Four London-born players are tipped to start tomorrow’s match and the Irish games are making further inroads in schools. In the beginning, the establishment of a GAA voice and soul in London helped to instil an element of familiarity into what was a deeply strange and unfamiliar life-switch for generations of Irish people.
It could be argued that the ease and affordability of transport between the islands and the ready availability of Gaelic games on television means that the need for a distinct representation of Irishness doesn’t matter as much to the contemporary Irish in London.
But that would be missing the point. London GAA has had a heartbeat for over a century. The new-look Ruislip is a statement of intent for the future. The stand will be full and, hopefully, loud. The United Kingdom is in a state of uncertainty and London’s GAA officials are in the dark as to how Brexit may affect its rhythm.
“We would be worried at this point in time but obviously it depends on the agreement between London and Dublin and they are working on it,” says Griffin.

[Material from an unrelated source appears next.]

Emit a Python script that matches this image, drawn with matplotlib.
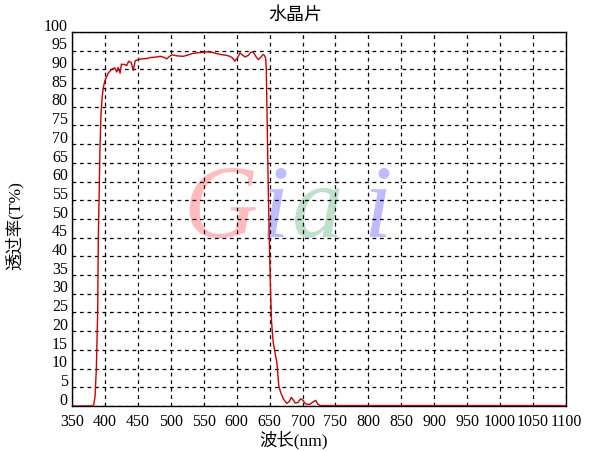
import matplotlib
matplotlib.use("Agg")
import matplotlib.pyplot as plt
import matplotlib.transforms as mtransforms

plt.rcParams['font.family'] = ['Liberation Serif', 'Noto Sans CJK SC', 'DejaVu Sans']

# spectrum
wavelength = [350, 380, 383, 385, 387, 389, 390, 392.5, 394, 396,
              398, 400, 405, 410, 415, 418, 420, 423, 425, 430,
              433, 436, 440, 443, 446, 450, 455, 463, 470, 478,
              484, 490, 494, 498, 502, 510, 519, 527, 534, 545,
              554, 562, 568, 575, 583, 590, 594, 597, 601, 605,
              609, 613, 618, 621, 625, 629, 633, 637, 640, 642,
              644, 645, 646.5, 648, 649.5, 651.5, 653, 655.5, 658, 661,
              664, 667, 671, 676, 680, 683, 686, 689, 693, 697,
              701, 704, 707, 711, 716, 720, 723, 727, 750, 800,
              900, 1000, 1100]
transmit = [0, 0, 0.3, 2.5, 10, 25, 45, 68.7, 78, 83,
            85.5, 87, 89, 90, 90.4, 89.3, 90.5, 89, 91.4, 91.3,
            91, 92.2, 91.8, 89.7, 92.3, 92.6, 92.8, 92.9, 93.2, 93.3,
            93.5, 93.2, 92.8, 93.5, 93.9, 93.6, 93.5, 93.9, 94.3, 94.5,
            94.7, 94.6, 94.3, 94, 93.8, 93.5, 93, 92.2, 93, 94.4,
            93.8, 93.3, 93.8, 94.5, 94.7, 93.5, 92.6, 93.3, 94, 93.8,
            93, 90, 74, 58, 45.5, 30.4, 22.4, 17, 14.5, 11.7,
            5.3, 3.5, 1.9, 0.7, 1.2, 2.3, 1.6, 0.8, 0.9, 1.9,
            1.5, 0.6, 0.5, 0.4, 1.1, 1.5, 0.5, 0.1, 0.1, 0.1,
            0.1, 0.1, 0.1]

xticks = list(range(350, 1101, 50))
yticks = list(range(0, 101, 5))

fig = plt.figure(figsize=(5.91, 4.52), dpi=100)
ax = fig.add_axes([0.1218, 0.0996, 0.8359, 0.8274])

# watermark
wm_letters = ['G', 'i', 'a', 'i']
wm_colors = ['#ffbcbc', '#bcbcff', '#bce0c8', '#bcbcff']
wm_x = [0.30, 0.41, 0.497, 0.618]
for ch, c, xx in zip(wm_letters, wm_colors, wm_x):
    ax.text(xx, 0.455, ch, transform=ax.transAxes, color=c, fontsize=74,
            fontstyle='italic', family='Liberation Serif', ha='center',
            va='baseline', zorder=0.1)

ax.plot(wavelength, transmit, color='#cc0000', lw=1.0, zorder=3)

ax.set_xlim(350, 1100)
ax.set_ylim(0, 100)
ax.set_xticks(xticks)
ax.set_yticks(yticks)
ax.grid(True, color='black', linestyle=(0, (3, 3)), linewidth=0.9)
ax.tick_params(length=0, labelsize=11.5)
ax.tick_params(axis='x', pad=5)
ax.tick_params(axis='y', pad=3)
for s in ax.spines.values():
    s.set_linewidth(1.0)

offset = mtransforms.ScaledTranslation(0, 6 / 72, fig.dpi_scale_trans)
for lab in ax.get_yticklabels():
    lab.set_transform(lab.get_transform() + offset)

fig.text(0.5, 1 - 15 / 452, '水晶片', fontsize=13, ha='center', va='center')
fig.text(0.497, 1 - 440 / 452, '波长(nm)', fontsize=12.5, ha='center', va='center')
fig.text(14 / 591, 1 - 226 / 452, '透过率(T%)', fontsize=12.5, ha='center',
         va='center', rotation=90)

fig.savefig('out.png', dpi=100)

“There were agreements all through. I can remember when I first came here you would have a marking place with chalk when you got off the boat and they would check everything. I am sure they will come up with some kind of agreement but right now we don’t know about the end result.”
That has always been the case. So Pat Griffin busies himself with the match programmes because it needs to be done. Like many others, he has been pitching in for decades. The names on the London team sheet change annually. But the game stays the same.